Democrats also failed to cut into GOP control of state legislatures ahead of redistricting next year.
The challenges facing Biden are enormous. He has a steadily growing pandemic and an economy suffering from the fallout, an emboldened racial justice movement that wants to see reform, climate change, a hollowed-out civil service and a fractured country. His policies will no doubt be challenged in the courts, where they will ultimately come up against a U.S. Supreme Court with a 6-3 conservative majority.
And he will have to get as much as done as he can without the robust Senate majority for which he had no doubt hoped. Control of the chamber is still up in the air. If it stays in Republican hands, Biden will be the first president since George H.W. Bush who will take office without his party controlling Congress.

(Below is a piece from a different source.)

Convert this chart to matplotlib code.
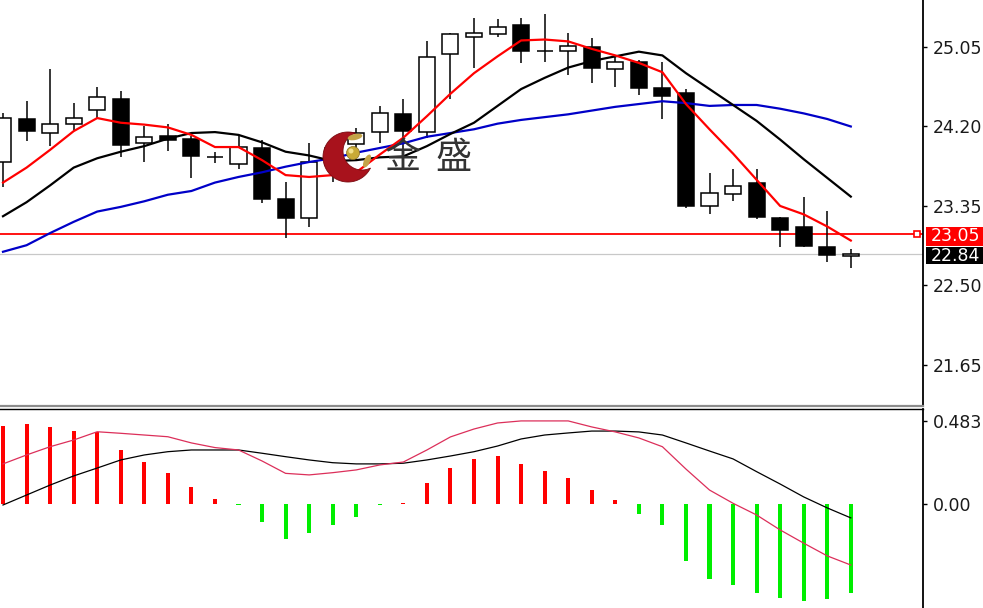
import numpy as np
import matplotlib.pyplot as plt
import matplotlib.transforms as mtransforms
from matplotlib.patches import Rectangle, Circle, Ellipse, Polygon

# Candles (price)
opens = [23.82, 24.28, 24.13, 24.23, 24.38, 24.49, 24.02, 24.10, 24.07, 23.87,
         23.80, 23.97, 23.42, 23.22, 23.79, 24.01, 24.14, 24.33, 24.14, 24.98,
         25.16, 25.19, 25.29, 25.01, 25.01, 25.05, 24.82, 24.89, 24.61, 24.56,
         23.35, 23.48, 23.60, 23.22, 23.13, 22.91, 22.82]
highs = [24.34, 24.47, 24.82, 24.45, 24.62, 24.58, 24.21, 24.23, 24.10, 23.93,
         24.11, 24.06, 23.61, 24.02, 24.06, 24.18, 24.42, 24.49, 25.11, 25.20,
         25.36, 25.35, 25.36, 25.40, 25.20, 25.15, 24.94, 24.91, 24.89, 24.60,
         23.70, 23.74, 23.74, 23.23, 23.45, 23.30, 22.89]
lows = [23.55, 24.05, 23.99, 24.16, 24.29, 23.87, 23.82, 23.94, 23.65, 23.81,
        23.74, 23.38, 23.01, 23.13, 23.61, 23.90, 24.02, 23.95, 24.08, 24.49,
        24.83, 25.16, 24.88, 24.89, 24.75, 24.67, 24.62, 24.54, 24.28, 23.33,
        23.26, 23.40, 23.21, 22.91, 22.91, 22.75, 22.69]
closes = [24.29, 24.15, 24.23, 24.29, 24.52, 24.00, 24.09, 24.06, 23.88, 23.87,
          23.98, 23.42, 23.22, 23.82, 23.97, 24.13, 24.34, 24.15, 24.94, 25.19,
          25.20, 25.26, 25.01, 25.01, 25.06, 24.83, 24.89, 24.61, 24.53, 23.35,
          23.49, 23.56, 23.23, 23.09, 22.92, 22.83, 22.84]

# moving averages as drawn
ma_fast = [23.60, 23.76, 23.95, 24.15, 24.29, 24.24, 24.22, 24.19, 24.11, 23.98,
           23.98, 23.84, 23.68, 23.66, 23.68, 23.71, 23.90, 24.08, 24.31, 24.55,
           24.77, 24.95, 25.12, 25.13, 25.11, 25.03, 24.96, 24.88, 24.78, 24.44,
           24.17, 23.91, 23.63, 23.35, 23.26, 23.13, 22.98]
ma_mid = [23.24, 23.39, 23.57, 23.76, 23.86, 23.93, 23.99, 24.07, 24.13, 24.14,
          24.11, 24.03, 23.93, 23.89, 23.83, 23.84, 23.87, 23.88, 23.99, 24.12,
          24.24, 24.42, 24.60, 24.72, 24.83, 24.90, 24.95, 25.00, 24.96, 24.77,
          24.60, 24.43, 24.26, 24.06, 23.85, 23.65, 23.45]
ma_slow = [22.86, 22.93, 23.06, 23.18, 23.29, 23.34, 23.40, 23.47, 23.51, 23.60,
           23.66, 23.71, 23.77, 23.82, 23.86, 23.92, 23.97, 24.02, 24.09, 24.13,
           24.17, 24.23, 24.27, 24.30, 24.33, 24.37, 24.41, 24.44, 24.47, 24.45,
           24.42, 24.43, 24.43, 24.39, 24.34, 24.28, 24.20]

alert_level = 23.05
last_price = 22.84
price_ticks = [25.05, 24.20, 23.35, 22.50, 21.65]

# MACD panel
hist = [0.453, 0.463, 0.449, 0.426, 0.419, 0.314, 0.246, 0.178, 0.101, 0.031,
        -0.004, -0.107, -0.203, -0.171, -0.120, -0.074, -0.005, 0.006, 0.122, 0.211,
        0.260, 0.281, 0.233, 0.192, 0.149, 0.081, 0.023, -0.058, -0.120, -0.330,
        -0.436, -0.469, -0.519, -0.547, -0.562, -0.554, -0.519]
dif = [0.233, 0.285, 0.333, 0.372, 0.420, 0.411, 0.401, 0.391, 0.355, 0.328,
       0.314, 0.250, 0.178, 0.169, 0.182, 0.198, 0.227, 0.244, 0.314, 0.390,
       0.436, 0.471, 0.483, 0.483, 0.483, 0.448, 0.419, 0.384, 0.333, 0.203,
       0.081, 0.004, -0.064, -0.151, -0.228, -0.302, -0.355]
dea = [-0.006, 0.052, 0.110, 0.163, 0.209, 0.256, 0.285, 0.304, 0.314, 0.314,
       0.314, 0.295, 0.275, 0.256, 0.240, 0.233, 0.233, 0.237, 0.256, 0.279,
       0.304, 0.337, 0.378, 0.401, 0.413, 0.424, 0.424, 0.419, 0.401, 0.355,
       0.308, 0.262, 0.188, 0.116, 0.041, -0.023, -0.081]
macd_ticks = [0.483, 0.0]
macd_labels = ['0.483', '0.00']

W, H = 983, 608
n = len(closes)
x = np.arange(n)
xlim = (-3 / 23.55, 920 / 23.55)

fig = plt.figure(figsize=(W / 100, H / 100), dpi=100)
ax = fig.add_axes([0, 1 - 406 / H, 923 / W, 406 / H])
ax2 = fig.add_axes([0, 0, 923 / W, 199 / H])

# candles
body_w = 0.68
for i in range(n):
    o, h, l, c = opens[i], highs[i], lows[i], closes[i]
    ax.vlines(i, l, h, color='black', lw=1.1, zorder=2)
    face = 'white' if c >= o else 'black'
    ax.add_patch(Rectangle((i - body_w / 2, min(o, c)), body_w, abs(c - o),
                           facecolor=face, edgecolor='black', lw=1.1, zorder=3))

ax.axhline(last_price, color='#C8C8C8', lw=0.9, zorder=1)
ax.axhline(alert_level, color='#FF0000', lw=1.3, zorder=1)
ax.plot([xlim[1] - 0.25], [alert_level], marker='s', ms=4, mfc='white',
        mec='#FF0000', mew=1.2, zorder=6, clip_on=False)

ax.plot(x, ma_slow, color='#0000C8', lw=1.6, zorder=4)
ax.plot(x, ma_mid, color='black', lw=1.6, zorder=4)
ax.plot(x, ma_fast, color='#FF0000', lw=1.6, zorder=5)

ax.set_xlim(*xlim)
ax.set_ylim(21.2105, 25.5527)
ax.set_xticks([])
ax.yaxis.tick_right()
ax.set_yticks(price_ticks)
ax.set_yticklabels([f'{t:.2f}' for t in price_ticks])
ax.tick_params(axis='y', length=3, width=1, pad=4, labelsize=12.5,
               labelcolor='#1a1a1a')
for s in ['top', 'left']:
    ax.spines[s].set_visible(False)
ax.spines['bottom'].set_color('#8c8c8c')
ax.spines['bottom'].set_linewidth(1.6)
ax.spines['right'].set_linewidth(1.3)

# price labels on the right scale
blend = mtransforms.blended_transform_factory(ax.transAxes, ax.transData)
bx = 926 / 923
ax.add_patch(Rectangle((bx, alert_level - 0.128), 0.08, 0.203, transform=blend,
                       facecolor='#FF0000', edgecolor='none', clip_on=False, zorder=6))
ax.add_patch(Rectangle((bx, last_price - 0.111), 0.08, 0.182, transform=blend,
                       facecolor='black', edgecolor='none', clip_on=False, zorder=6))
ax.text(931 / 923, alert_level - 0.025, f'{alert_level:.2f}', transform=blend,
        color='white', fontsize=12.5, va='center', ha='left', clip_on=False, zorder=7)
ax.text(931 / 923, last_price - 0.02, f'{last_price:.2f}', transform=blend,
        color='white', fontsize=12.5, va='center', ha='left', clip_on=False, zorder=7)

# MACD
bar_colors = ['#FF0000' if v > 0 else '#00EE00' for v in hist]
ax2.bar(x, hist, width=0.17, color=bar_colors, zorder=2)
ax2.plot(x, dea, color='black', lw=0.9, zorder=3)
ax2.plot(x, dif, color='#DC2F5A', lw=0.9, zorder=3)
ax2.set_xlim(*xlim)
ax2.set_ylim(-0.605, 0.5523)
ax2.set_xticks([])
ax2.yaxis.tick_right()
ax2.set_yticks(macd_ticks)
ax2.set_yticklabels(macd_labels)
ax2.tick_params(axis='y', length=3, width=1, pad=4, labelsize=12.5,
                labelcolor='#1a1a1a')
for s in ['bottom', 'left']:
    ax2.spines[s].set_visible(False)
ax2.spines['top'].set_linewidth(1.0)
ax2.spines['right'].set_linewidth(1.3)

# watermark logo
lax = fig.add_axes([318 / W, 1 - 186 / H, 62 / W, 56 / H])
lax.set_xlim(318, 380)
lax.set_ylim(186, 130)
lax.axis('off')
c1, R = np.array([348.0, 157.0]), 25.0
c2, r = np.array([362.0, 151.0]), 19.0
base = np.arctan2(c2[1] - c1[1], c2[0] - c1[0])
a1 = base + np.linspace(0.001, 2 * np.pi - 0.001, 400)
arc1 = np.column_stack([c1[0] + R * np.cos(a1), c1[1] + R * np.sin(a1)])
arc1 = arc1[np.hypot(arc1[:, 0] - c2[0], arc1[:, 1] - c2[1]) > r]
a2 = base + np.pi + np.linspace(-np.pi + 0.001, np.pi - 0.001, 400)
arc2 = np.column_stack([c2[0] + r * np.cos(a2), c2[1] + r * np.sin(a2)])
arc2 = arc2[np.hypot(arc2[:, 0] - c1[0], arc2[:, 1] - c1[1]) < R]
if np.hypot(*(arc1[-1] - arc2[0])) > np.hypot(*(arc1[-1] - arc2[-1])):
    arc2 = arc2[::-1]
lax.add_patch(Polygon(np.vstack([arc1, arc2]), closed=True, facecolor='#A8121C',
                      edgecolor='#7a0a10', lw=0.6))
lax.add_patch(Ellipse((355, 137), 15, 6, angle=-12, facecolor='#C4A448', edgecolor='none'))
lax.add_patch(Ellipse((367, 161), 6, 14, angle=25, facecolor='#C4A448', edgecolor='none'))
lax.add_patch(Circle((353, 153), 6.5, facecolor='#C9AA36', edgecolor='#8a7020', lw=0.5))
lax.add_patch(Circle((351, 151), 2.5, facecolor='#F2E08A', edgecolor='none'))

fig.text(385 / W, 1 - 158 / H, '金', fontsize=26, family='Noto Sans CJK SC',
         color='#333333', va='center', ha='left')
fig.text(435 / W, 1 - 158 / H, '盛', fontsize=26, family='Noto Sans CJK SC',
         color='#333333', va='center', ha='left')

fig.savefig('out.png', dpi=100)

“If Democrats don’t win the Senate, governing in the Biden era will make the post-Tea Party years of the Obama Administration seem idyllic in comparison,” a senior Senate Democratic aide predicted.
Trump will not be disappearing. His campaign has filed last-ditch lawsuits challenging the results in Arizona, Georgia, Michigan, Nevada and Pennsylvania.
And he’s still the dominant force in the Republican Party with no obvious successor, aside from his own son.
For now, however, he is what he has always feared the most: a loser.